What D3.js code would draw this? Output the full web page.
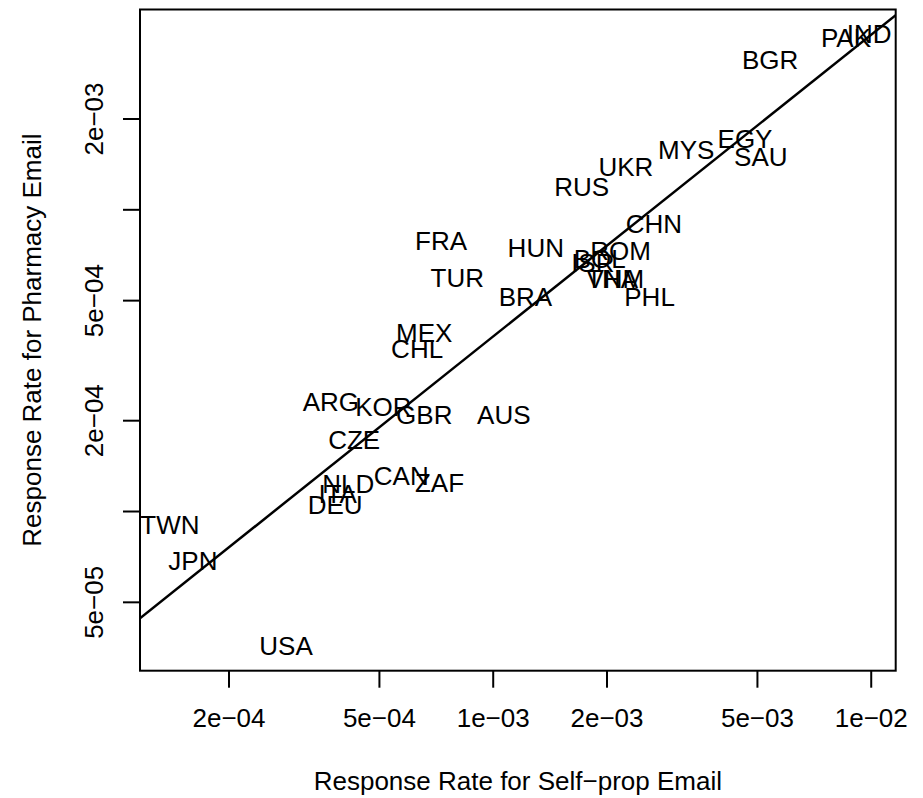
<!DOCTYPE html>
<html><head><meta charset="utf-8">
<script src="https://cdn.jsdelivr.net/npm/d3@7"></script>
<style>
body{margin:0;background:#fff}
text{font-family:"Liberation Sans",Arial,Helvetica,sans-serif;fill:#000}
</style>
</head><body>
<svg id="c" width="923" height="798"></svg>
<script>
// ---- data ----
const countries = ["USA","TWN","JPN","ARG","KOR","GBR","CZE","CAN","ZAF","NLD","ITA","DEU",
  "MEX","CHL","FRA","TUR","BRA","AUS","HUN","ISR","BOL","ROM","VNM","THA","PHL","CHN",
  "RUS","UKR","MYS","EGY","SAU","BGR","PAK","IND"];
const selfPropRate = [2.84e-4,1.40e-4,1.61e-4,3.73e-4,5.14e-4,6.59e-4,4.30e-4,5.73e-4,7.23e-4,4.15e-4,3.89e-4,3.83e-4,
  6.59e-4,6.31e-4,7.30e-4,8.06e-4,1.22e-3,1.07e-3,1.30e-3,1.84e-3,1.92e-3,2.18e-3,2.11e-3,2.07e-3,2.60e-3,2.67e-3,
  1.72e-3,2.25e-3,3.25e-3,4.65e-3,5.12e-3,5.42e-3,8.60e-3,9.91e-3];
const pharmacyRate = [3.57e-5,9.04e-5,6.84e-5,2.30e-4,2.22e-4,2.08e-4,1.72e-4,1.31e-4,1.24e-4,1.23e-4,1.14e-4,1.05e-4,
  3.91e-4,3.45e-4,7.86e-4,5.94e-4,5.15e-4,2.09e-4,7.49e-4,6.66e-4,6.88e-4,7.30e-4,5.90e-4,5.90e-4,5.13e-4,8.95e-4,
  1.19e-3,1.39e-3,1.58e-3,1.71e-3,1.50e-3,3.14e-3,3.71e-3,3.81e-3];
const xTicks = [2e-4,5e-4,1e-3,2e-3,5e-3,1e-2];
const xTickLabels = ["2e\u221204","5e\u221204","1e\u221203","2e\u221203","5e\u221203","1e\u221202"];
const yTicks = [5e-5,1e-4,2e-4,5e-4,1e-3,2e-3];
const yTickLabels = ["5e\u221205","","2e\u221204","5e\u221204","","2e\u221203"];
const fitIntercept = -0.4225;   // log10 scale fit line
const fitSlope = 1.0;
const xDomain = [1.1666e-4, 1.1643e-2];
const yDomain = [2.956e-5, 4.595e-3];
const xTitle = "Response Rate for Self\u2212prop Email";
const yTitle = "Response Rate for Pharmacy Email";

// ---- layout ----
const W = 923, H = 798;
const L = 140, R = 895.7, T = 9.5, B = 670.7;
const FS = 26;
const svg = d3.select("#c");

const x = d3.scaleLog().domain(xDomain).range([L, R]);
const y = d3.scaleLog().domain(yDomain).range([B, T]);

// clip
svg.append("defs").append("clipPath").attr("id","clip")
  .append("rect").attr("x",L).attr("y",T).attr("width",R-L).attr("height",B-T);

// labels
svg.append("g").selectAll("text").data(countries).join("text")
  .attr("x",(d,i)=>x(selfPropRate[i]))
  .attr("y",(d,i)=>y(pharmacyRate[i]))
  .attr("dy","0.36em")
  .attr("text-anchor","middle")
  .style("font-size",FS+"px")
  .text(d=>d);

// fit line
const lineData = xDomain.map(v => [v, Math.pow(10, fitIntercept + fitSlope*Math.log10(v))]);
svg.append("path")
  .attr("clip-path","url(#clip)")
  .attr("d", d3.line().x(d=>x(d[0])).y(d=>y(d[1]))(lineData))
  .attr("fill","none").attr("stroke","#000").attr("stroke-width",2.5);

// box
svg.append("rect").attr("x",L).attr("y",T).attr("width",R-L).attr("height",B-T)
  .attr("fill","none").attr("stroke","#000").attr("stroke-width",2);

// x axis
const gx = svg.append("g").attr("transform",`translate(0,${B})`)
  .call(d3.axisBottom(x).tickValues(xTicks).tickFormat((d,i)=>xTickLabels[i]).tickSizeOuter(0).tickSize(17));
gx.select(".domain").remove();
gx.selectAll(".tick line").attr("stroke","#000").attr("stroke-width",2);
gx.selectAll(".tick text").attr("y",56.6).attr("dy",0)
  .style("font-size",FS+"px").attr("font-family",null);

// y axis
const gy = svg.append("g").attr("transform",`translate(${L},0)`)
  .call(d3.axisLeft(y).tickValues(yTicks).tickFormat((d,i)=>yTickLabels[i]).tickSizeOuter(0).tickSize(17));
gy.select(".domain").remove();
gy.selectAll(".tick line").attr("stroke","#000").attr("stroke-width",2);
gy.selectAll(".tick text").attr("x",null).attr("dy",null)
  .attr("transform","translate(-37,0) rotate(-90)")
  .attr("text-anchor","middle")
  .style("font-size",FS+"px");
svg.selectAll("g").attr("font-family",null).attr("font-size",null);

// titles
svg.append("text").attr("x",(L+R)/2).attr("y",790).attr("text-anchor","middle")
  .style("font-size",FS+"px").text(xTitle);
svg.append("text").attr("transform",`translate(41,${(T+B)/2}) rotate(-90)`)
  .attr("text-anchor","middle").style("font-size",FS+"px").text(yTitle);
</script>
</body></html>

==

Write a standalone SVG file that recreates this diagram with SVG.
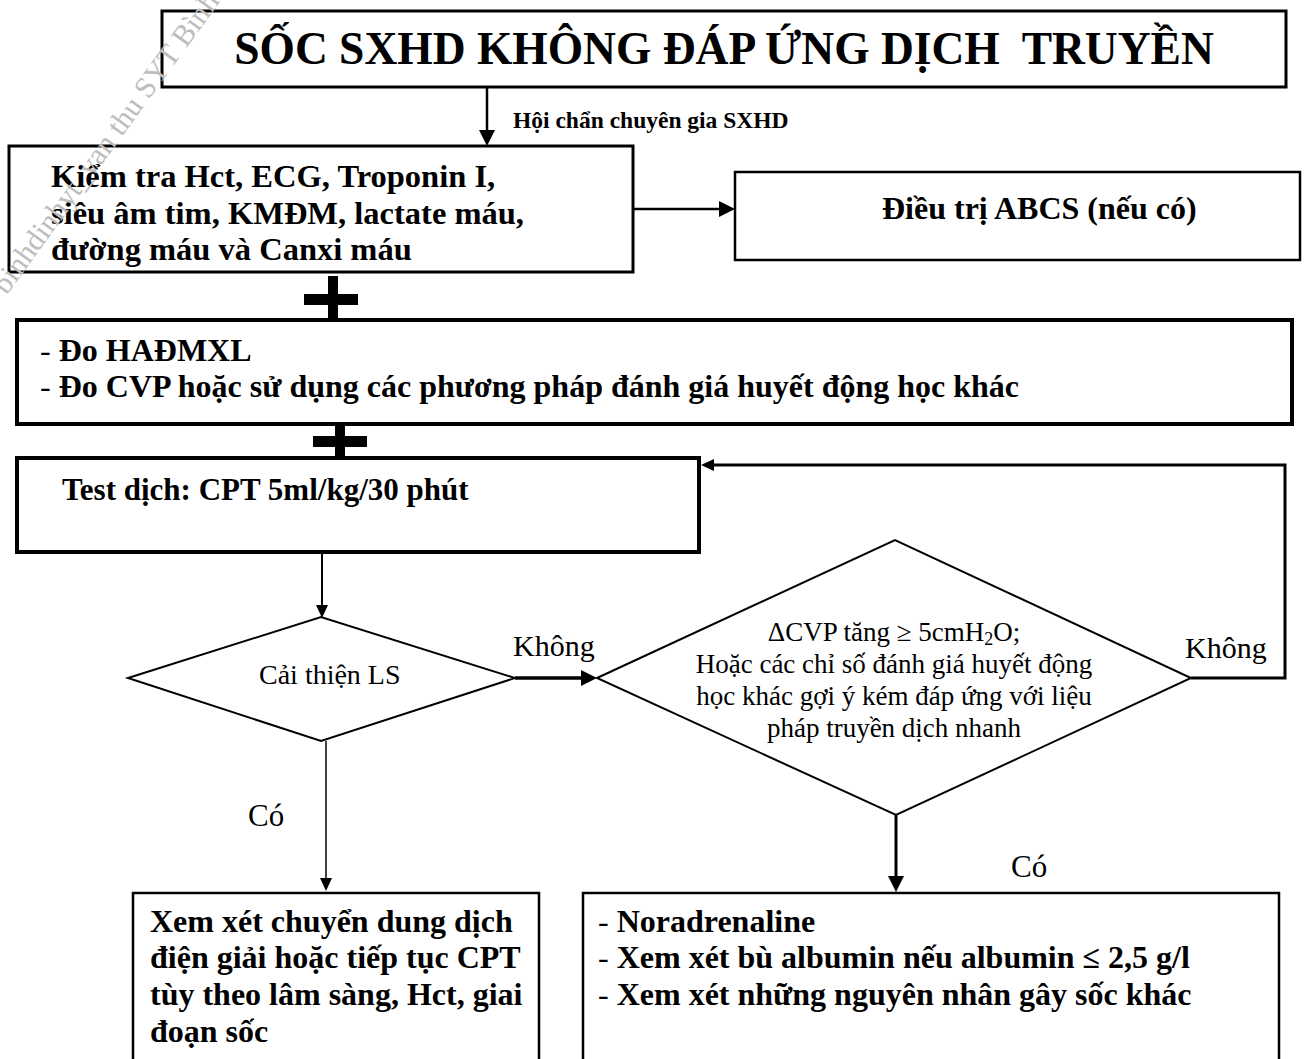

Work instructions
Copy out each line of the listing that holds "this".

The solution
What D3.js code would draw this? Output the full web page.
Write a standalone SVG file that recreates this diagram with SVG.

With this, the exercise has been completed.